Wednesday, June 16, 2010

Prop 8 Closing Arguments: Opponents try to Revoke the rest of CA Gay Marriages


The end game is going down today in San Fran. Folks are gathering around the courthouse, ready to support either side.

However, our opponents have stooped to a new low. They have submitted a request to revoke the other 18,000 gay marriages recognized in the state.

Such an order would honor "the expressed will of the people," backers of the November 2008 ballot measure said Tuesday in their final written filing before Chief U.S. District Judge Vaughn Walker.

Andrew Pugno, an attorney for Prop. 8's backers, said in an interview that the sponsors aren't asking Walker to nullify the 18,000 marriages, but only to rule that government agencies, courts and businesses no longer have to recognize the couples as married.

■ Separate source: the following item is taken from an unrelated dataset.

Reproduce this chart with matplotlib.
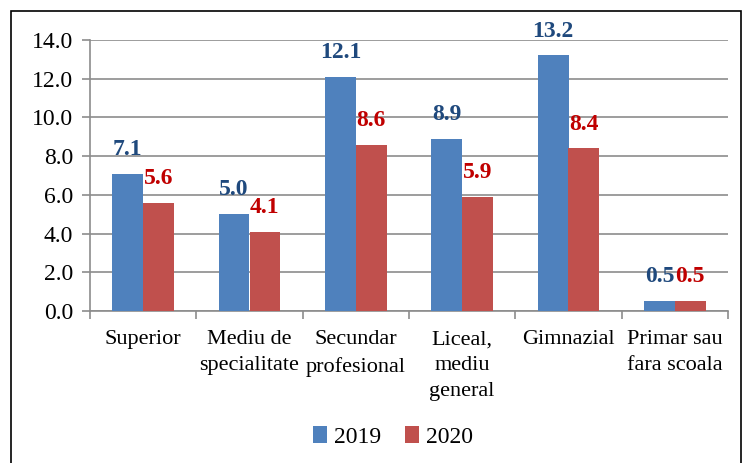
import matplotlib
matplotlib.use("Agg")
import matplotlib.pyplot as plt
import numpy as np
from matplotlib.patches import Rectangle

categories = ["Superior", "Mediu de\nspecialitate", "Secundar\nprofesional",
              "Liceal,\nmediu\ngeneral", "Gimnazial", "Primar sau\nfara scoala"]
v2019 = [7.1, 5.0, 12.1, 8.9, 13.2, 0.5]
v2020 = [5.6, 4.1, 8.6, 5.9, 8.4, 0.5]
series_names = ["2019", "2020"]
yticks = [0, 2, 4, 6, 8, 10, 12, 14]

plt.rcParams['font.family'] = ['Liberation Serif', 'DejaVu Serif']

fig = plt.figure(figsize=(7.44, 4.63), dpi=100)
ax = fig.add_axes([90/744, 1-311/463, 638/744, 271/463])

x = np.arange(len(categories))
w = 0.29
c19, c20 = '#4F81BD', '#C0504D'
b1 = ax.bar(x - w/2, v2019, w, color=c19, label=series_names[0], zorder=3)
b2 = ax.bar(x + w/2, v2020, w, color=c20, label=series_names[1], zorder=3)

for xi, v in zip(x, v2019):
    ax.annotate(f"{v:.1f}", (xi - w/2, v), xytext=(0, 10), textcoords='offset points',
                ha='center', va='bottom', fontsize=17, fontweight='bold', color='#1F497D', zorder=4)
for xi, v in zip(x, v2020):
    ax.annotate(f"{v:.1f}", (xi + w/2, v), xytext=(0, 10), textcoords='offset points',
                ha='center', va='bottom', fontsize=17, fontweight='bold', color='#C00000', zorder=4)

ax.set_ylim(0, 14)
ax.set_xlim(-0.5, len(categories) - 0.5)
ax.set_yticks(yticks)
ax.set_yticklabels([f"{t:.1f}" for t in yticks], fontsize=17)
ax.yaxis.grid(True, color='#8C8C8C', linewidth=1.2, zorder=0)
ax.set_axisbelow(True)

ax.set_xticks(np.arange(-0.5, len(categories)), minor=False)
ax.set_xticklabels([])
ax.set_xticks(x, minor=True)
ax.set_xticklabels(categories, minor=True, fontsize=16, linespacing=1.5)
ax.tick_params(axis='x', which='minor', length=0, pad=14)
ax.tick_params(axis='x', which='major', length=6, color='#8C8C8C', width=1.2)
ax.tick_params(axis='y', length=6, color='#8C8C8C', width=1.2, pad=6)

for s in ['top', 'right']:
    ax.spines[s].set_visible(False)
for s in ['left', 'bottom']:
    ax.spines[s].set_color('#8C8C8C')
    ax.spines[s].set_linewidth(1.2)

fig.legend(handles=[b1, b2], labels=series_names, loc='center',
           bbox_to_anchor=(393/744, 1-437/463), ncol=2, frameon=False,
           fontsize=17, handlelength=0.6, handleheight=0.7, handletextpad=0.3,
           columnspacing=1.0)

fig.patches.append(Rectangle((11/744, -0.01), 730/744, 1.01 - 11/463,
                             transform=fig.transFigure, fill=False,
                             edgecolor='black', linewidth=1.2))

fig.savefig("out.png", dpi=100)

Lawyers for two same-sex couples who sued to overturn Prop. 8, on the other hand, are asking Walker to lift the marriage ban permanently. The measure violates the constitutional guarantee of equality, they argued, and must be struck down "regardless of its level of public support."

Walker heard 12 days of testimony in his San Francisco courtroom in January in the nation's first federal court trial on the constitutionality of a law defining marriage as a male-female union. Among those who took the stand were the plaintiff couples - two women from Berkeley and two men from Burbank - and a parade of academic witnesses who testified about the history and meaning of marriage and the status of gays and lesbians in society.

The judge has scheduled closing arguments to last all day today. His ruling, which could be weeks away, will be the first round in a battle likely to reach the U.S. Supreme Court within two years.

I'll keep y'all posted throughout the day.